I never really liked the direction CORS (cross-origin resource sharing) is taking. I think there's a misconception how client-server communication should work.

The general concept is:

User: Hello Server, I'm sending such request

  1. Server supports request:
    Server: Hello user, I'm sending my response to your request.
  2. Server does not support request, REFERRER does not match etc:
    Server: 400 - bad request

But, ok, let's say CORS is doing servers a favor by assuming 400 errors on certain attempts - such as getting user's profile information abusing the fact he's logged on. I think this is indeed good, but looks stupid the way it's now implemented:

Script wants to send request to different origin...
User: Hello Server, I want to send a request. What requests do you accept?

  1. Server is aware of CORS:
    Server: Hello user, I'm sending my CORS policies.
    Browser decides to send or not to send...
  2. Server is not aware of CORS:
    Server: 404 - not found
    Damn... I just wanted to fetch an image...

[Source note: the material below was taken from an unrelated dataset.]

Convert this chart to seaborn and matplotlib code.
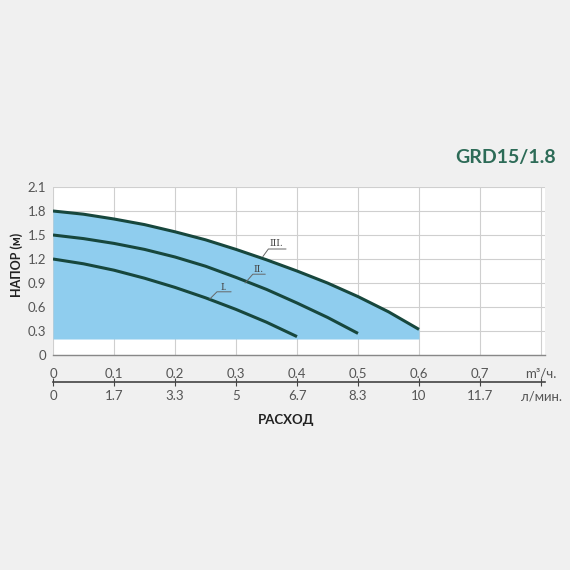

But why does CORS not just strip the cookies then? Often scripts want to fetch JSON, other scripts or images from different origin. In that case, they have to establish a server proxy. These proxies are quite popular.

This progress has quite complicated the server independence of web applications (which are now able to save files, parse files and so on).

So what's the point of blocking a GET request I can bypass over a proxy?

3

I'd say the the focus of CORS is making the web safer for final users and most of it implementation is in fact incapsulated in modern browsers.

What I mean is that it is not designed to only make your serverside content protected or unreachable, as you can always NOT send the referrer headers and bypass it. This is clearly not the case for "unconscious" web users who just want to happily browse the web without being worried about XSS attacks.